Hamilton initially scoffed at the man, telling him that no, she didn’t think she could single-handedly change the world. The man informed her that she was wrong.

“You are already,” he told her. Hamilton’s finance protocol is shaping Ethereum, in his view, and Ethereum is itself shaping the world economy and a global decentralized information network. Hamilton now believes she can, and will, have a direct impact on humanity’s fate.

“Zuzalu has changed my life,” she said, “in literally a few days.”

Life at Zuzalu was itself decentralized, with impromptu conversations and breakout seminars planned among participants that drive the conference’s cadence. 

The two primary social hubs for Zuzalan society appear to be breakfast—served every day, vegetarian, at a local Montenegrin restaurant taken over by the event—and the sauna at the Chedi Lustica Bay, the five-star hotel most Zuzalans have called temporary home.

For a time, the Chedi’s sauna played host to a Zuzalan-organized, philosophy-driven conversation series aptly titled “Sauna Philosophers.” After more than 30 people began showing up for it regularly, Chedi Hotel management requested its immediate discontinuation.

“The hotel staff doesn't like when you have events in the sauna,” developer and entrepreneur Philippe Dumonet, another Zuzalan, told Decrypt


If most Zuzalu events were informal to some degree, that also means that any moment, even a house party, was ripe for optimizing human potential. One group of Zuzalans brought a large stack of bolivars—the hyperinflated Venezuelan currency—with them to Montenegro; they then handed out the near-worthless bills as non-fungible, secure invites to a party.

Some laughed off the move as shtick. But when would-be partygoers arrived at the gathering later that night, they were turned away immediately if they could not produce a bolivar, and forced to permanently relinquish their own bolivar if they brought a guest unable to produce a bill themselves.

Bolivars soon became a hot commodity among Zuzalans, and ran out shortly thereafter. Their distributors developed an app via which bolivar holders can input their bills’ serial numbers, and create authenticated virtual IDs that could one day (or so their creators hope) be used create a vouching system to grow social groups.

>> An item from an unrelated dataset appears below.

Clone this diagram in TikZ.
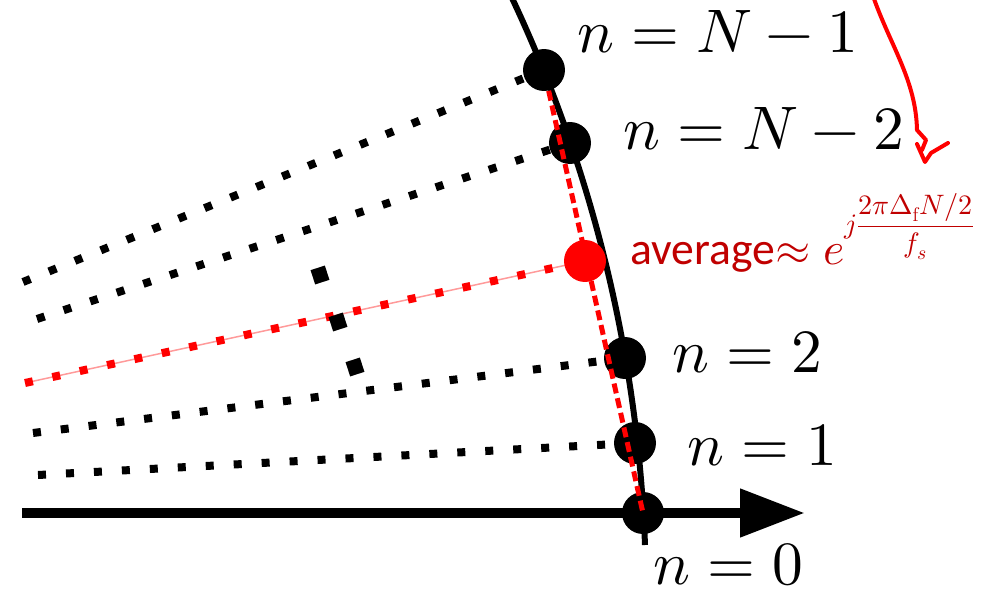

Except for such instances of exclusivity designed in the name of expanding the human potential for trust, Zuzalu has felt very open and welcoming, according to attendees that Decrypt spoke with. And in such a small pool of people, like-minded Zuzalans have naturally gravitated towards each other.

One such clique that has gained notoriety in Lustica Bay is a group of Zuzalans who are confident that they will achieve immortality. They’ve garnered a reputation on Zuzalu’s Balkan campus for the sheer force of their entrepreneurial confidence in the face of humanity’s greatest design flaw: death.

“That's one of the ones that think they're not gonna die,” Asymmetry’s Hamilton said she and her friends would whisper on the streets of Lustica when such Zuzalans walked by. 


But to many of the minds present at Zuzalu, cheating death is just the next frontier in humanity’s development—and one that could bring its own problems. 

A friend of Hamilton’s expressed to her that some humans achieving immortality will inevitably lead to bitterness and resentment among the mortal underclasses. 

“There will be a war against the people that are living forever, and they will all die,” they believe, as relayed by Hamilton. 

Luckily, Zuzalu has a backup plan in case of such an event. According to sources that Decrypt spoke with, some Zuzalans think the creation of a nation state reserved exclusively for people who live forever could address security concerns for that rarified population.

But there’s further concern among Zuzalans that if an immortals-only nation were created, it may then be vulnerable to targeting by a virus engineered to attach itself to medicines essential to the immorality-sustaining process. 

Strategies for navigating that particular scenario have not yet been devised. But Zuzalu is expected to return next year.